= Sierra Leone Anti-corruption Commission =

Independent agency of the Sierra Leone Government

The Sierra Leone Anti-corruption Commission (ACC-SL) commonly known as ACC is an independent agency of the Sierra Leone Government, that investigates and prosecutes corruption cases in Sierra Leone. The ACC is supervised by the Sierra Leone Ministry of Justice. The current Head of the ACC is Francis Ben Kaifala, who has been in office since June 2018.

The ACC was established by the Anti-Corruption Act passed by the Sierra Leone Parliament in 2000 under the leadership of then Sierra Leone's president Ahmad Tejan Kabbah. It supersedes the 1960 Prevention of Corruption Act. The Head of the ACC is appointed by the president of Sierra Leone and must be confirmed by the Parliament of Sierra Leone. The Sierra Leone president has the constitutional authority to sack the ACC Head at any time.

==Formation==
The ACC was established following the 1990s civil war to investigate rampant corruption in public agencies, then beginning to receive renewed foreign investment. The 2000 Anti-Corruption Act established the ACC as an independent commission to investigate government corruption. The ACC was partially funded and staffed by foreign (mostly British) experts, although in 2007 the British government withdrew support claiming the ACC were not given broad enough powers.

Its first major action was to order the arrest of Sierra Leone's Minister of Transport and Communications Momoh Pujeh and his wife for involvement in the illegal diamond trade which funded much of the Civil War. Corruption is seen as a generalised problem of huge proportions in Sierra Leone, and a contributing factor to the outbreak and continuation of the bloody civil war which destroyed the nation. As late as 2007, the government itself admitted that entire ministries failed to produce any work, as their entire budgets were being diverted through corruption. A BBC journalist interviewed the Foreign Minister in 2007 and found that her office toilets were never connected to water sources as construction contractors failed to carry out jobs for which they were paid.

Earlier accusations that the ACC was not committed to fighting corruption declined after the change in government in 2018. With a new commitment from President Julius Maada Bio, considerable efforts have been made aimed at corruption control and the country has repositioned itself to more robustly deal with corruption. One foreign commentator accused the pre-2004 ACC in a World Bank study of being a "Phoney" reform organisation, created to "appease foreign donors" but not effectively fight government corruption. This is no longer the case with the commission now pursuing cases involving past and present government officials with no favoritism or sacred cows.

==Reforms==
In November 2005, ACC head Valentine Collier was himself sacked, accused of involvement in corruption, although his defenders argue he was sacrificed by the Sierra Leone parliament to appease the British government's Department for International Development (DFID), the ACC's primary funder.

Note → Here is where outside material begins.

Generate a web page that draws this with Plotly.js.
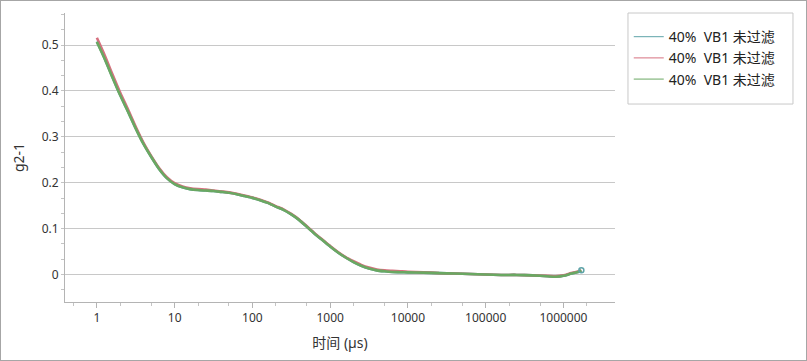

In 2005, its power to prosecute was removed from the office of the Sierra Leone Attorney General, and given to an independent three person body.

In early 2008, the commission's powers were again amended to give it direct arrest and prosecutorial powers following the electoral victory of President Ernest Bai Koroma in September 2007 on a platform that made new anti-corruption actions a central plank. In October 2007, Henry Joko-Smart was removed as chair, accused of not doing enough to move prosecutions forward, and replaced with human-rights lawyer Abdul Tejan-Cole. Active cases have dramatically increased from 2004. Notable 2008 prosecution targets included the former senior Sierra Leonian government Ombudsman and 12 officials of the Customs and Excise Department of the National Revenue Authority (NRA) as well as one police officer connected with the NRA. In 2010 Tejan-Cole stepped down to become the executive director of the Open Society Initiative for West Africa. The story of the Anti-Corruption Commission has been different since June 2018 with the change in leadership not just for the commission but also for the country. Prosecutions and investigations now cover the high and low including current and past government officials, the judiciary, the police, the private sector, the revenue generating bodies, the educational sector and even the Presidency. High Profile cases include those against the Former Vice President Victor Foh, the former Head of the National Revenue Authority Haja Kallah Kamara, Former head of the National Maritime Administration, the current Minister of Labour Alpha Timbo, and many others. These new developments are encouraging as the commission is becoming the model of the fight against corruption in Africa with a lot to be hopeful about.

The current head of the ACC is Francis Ben Kaifala.